Separately, Mount Sinai Health System has just launched an app targeted to New York City that is based on daily survey data. But this is designed to better inform public health preparedness efforts, rather than individual behaviors.

Sensors, wearables and telehealth

Another approach to identifying asymptomatic people, as well as to help protect some of the most vulnerable groups such as the elderly, is systematic distribution of monitors and wearables that track physical metrics such as temperature and heart rate.

“A potential opportunity is to use AI-powered smart sensor technology. The idea here is that sensors installed at home can help families and clinicians keep track of the health conditions of the elderly in versatile and scalable fashion,” explained Fei-Fei Li, the co-director of the Stanford Institute for Human-Centered Artificial Intelligence.

“Here's how the system works in a four-step overview. First is collecting data by putting sensors at home,” continued Li. “Camera sensors carry a lot of detailed information of a person's activity, but it's the least compatible with most people's privacy needs. Other sensors include depth sensors, thermal sensors, as well as wearable sensors. in the last color.”

Another researcher pointed to other wearable efforts as potentially useful, particularly for identifying asymptomatic cases of COVID-19 in the absence of widespread antibody testing.

“Being able to identify even asymptomatic people is pretty critical. There's some interesting sort of studies out from companies like Oura, the smart ring, and Whoop, the smart band,” said John Brownstein, a pediatrics professor at Harvard Medical School. “Both of those show some early evidence that you can actually detect those physiological changes even if a person isn’t experiencing symptoms.”
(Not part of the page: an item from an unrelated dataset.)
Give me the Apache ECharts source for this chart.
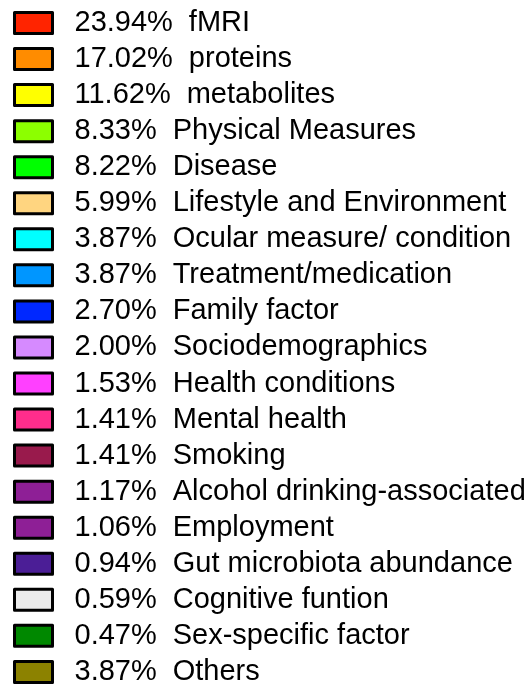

“There are some interesting opportunities around wearables and continuous tracking that ultimately can identify cases, even with those who don't actually experience symptoms,” he added. “They're identifying cases days ahead of someone actually experiencing symptoms. They are deploying these in certain populations with some really exciting results.”

Finland-based Oura Health Ltd., which also has a San Francisco office, and the University of California at San Francisco have started a COVID-19 symptom monitoring clinical trial in 2,000 health care workers, as well as in its existing users. The ring tracks body temperature, heart rate and respiratory rate. Whoop has a wristword fitness band that monitors respiratory rate; it is starting a COVID-19 symptom study in conjunction with the Cleveland Clinic.

Beyond tracking COVID-19 in the population and individuals, the pandemic is also placing an emphasis on the need for telehealth to better assess and manage disease, as well as at-home infection testing –both of which can be backed by AI.

“Any form of telehealth at scale is a really key, whether you have symptoms, or you don't,” said co-founder and chief technology officer of Curai, Xavier Amatriain. “If you have a question and you need to talk to a provider or a doctor, you want to do it from your home, and you don't want people to leave their house, even if they want to get tested. That's why at home testing becomes so important.” The Palo Alto, Calif.-based startup specializes in AI and machine learning-enabled telehealth services.

“We only want people to leave their house and go to hospital in a really critical situation. I think the symptom checkers and all these other automated assessment tools are important enough for them to build up with the next steps,” he concluded. “How do we keep people from leaving their houses –without incurring any risk for themselves and others?”